A maioria das detecções
anteriores eram, é claro, basicamente apenas luz óptica. Hoje em dia, podemos
observar objetos e fenômenos em muitos comprimentos de onda diferentes. Além
dos detectores ópticos, as ferramentas mais interessantes provavelmente serão
coisas como detectores de raios X que podem revelar novas informações sobre as
emissões de alta energia.
E, como mencionei antes, os
detectores Cherenkov nos darão uma imagem melhor dos choques causados pela
explosão
violenta na superfície da anã branca.
Como teórico, existem
teorias que poderemos testar estudando T Cor Bor?
Como T Coronae Borealis está tão
perto e pode ser observada mesmo quando não está produzindo uma explosão,
podemos obter um inventário de quanta massa foi acumulada na anã branca. Isso
pode então ser comparado a quanto material é ejetado durante a explosão, o que
nos ensina sobre como as anãs brancas podem ganhar ou perder massa ao longo do
tempo. Isso é emocionante, porque quando as anãs brancas estão ganhando massa,
elas podem estar se movendo em direção a se tornarem supernovas do Tipo Ia.

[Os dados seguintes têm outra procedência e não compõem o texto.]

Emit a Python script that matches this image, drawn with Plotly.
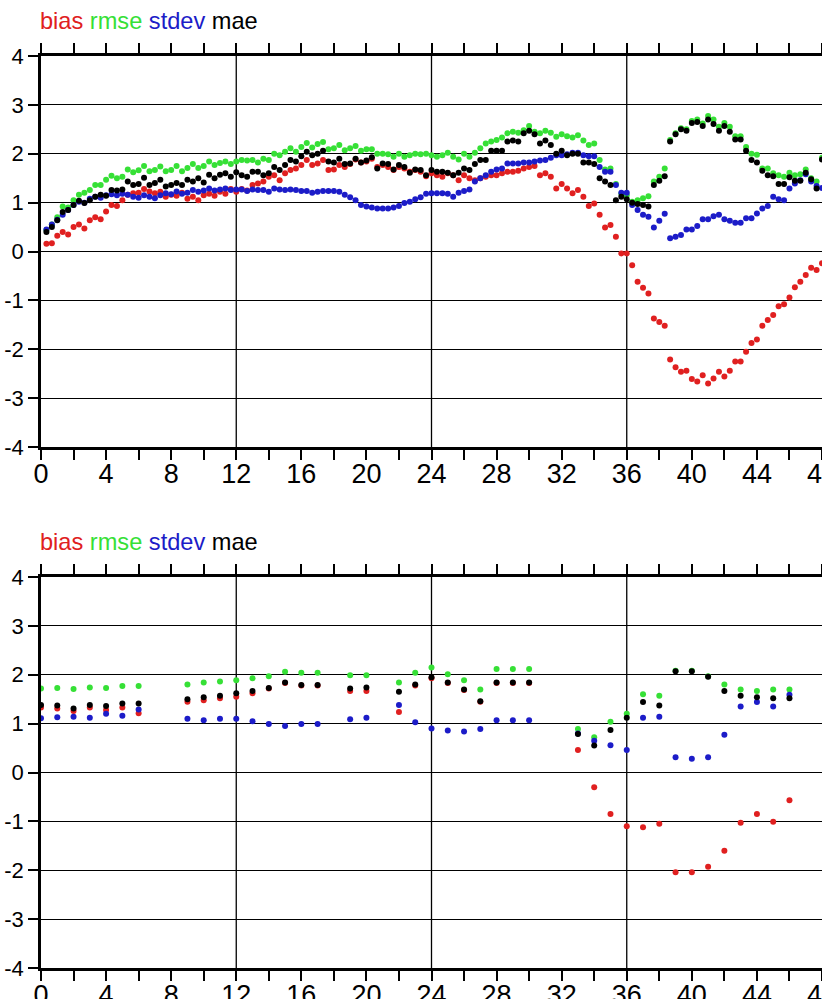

E então a outra coisa que eu meio
que mencionei é que há muita física interessante envolvida na aceleração de
partículas dessas emissões de alta energia. Os teóricos realmente ficam
animados em fazer a matemática para explicar como essa aceleração funciona, e T
Coronae Borealis é um laboratório incrível para testar essas teorias.
Além disso, há essas
características diferentes, como o escurecimento que as pessoas especulam ser
por causa da limpeza do disco, e as coisas ficando um pouco mais frias por um
segundo antes do disparo da erupção. Todas as características do escurecimento,
o brilho, e então tem um platô secundário, todos serão caracterizados melhor
para comparar com modelos teóricos .
E há mais alguma coisa que não
discutimos ou que você acha importante entender sobre esse fenômeno em
particular e outros semelhantes?
É divertido pensar no fato de
que, como a T Coronae Borealis está a 2.600 anos-luz de distância e tem uma
nova a cada 80 anos aproximadamente, isso significa que mais de 30 dessas
erupções já aconteceram, e todas estão a caminho de nós.
E então, você pode quase, tipo,
imaginar essas conchas à luz dessas explosões que aconteceram nos últimos 2.600
anos, e elas estão todas viajando em nossa direção através da Via Láctea agora.
Então não é uma questão de quando as novas acontecem, mas quando elas
finalmente nos alcançam na Terra para que possamos aprender sobre elas.
Às vezes falamos sobre coisas que
são bem abstratas na astronomia, mas isso é algo que você vai conseguir ver a
olho nu e apontar diretamente. É uma oportunidade única de se conectar com o
mesmo tipo de excitação que os astrônomos sentem há milhares de anos quando
descobrem algo novo no céu. Não sabemos exatamente quando isso vai acontecer,
mas vai ser divertido quando acontecer.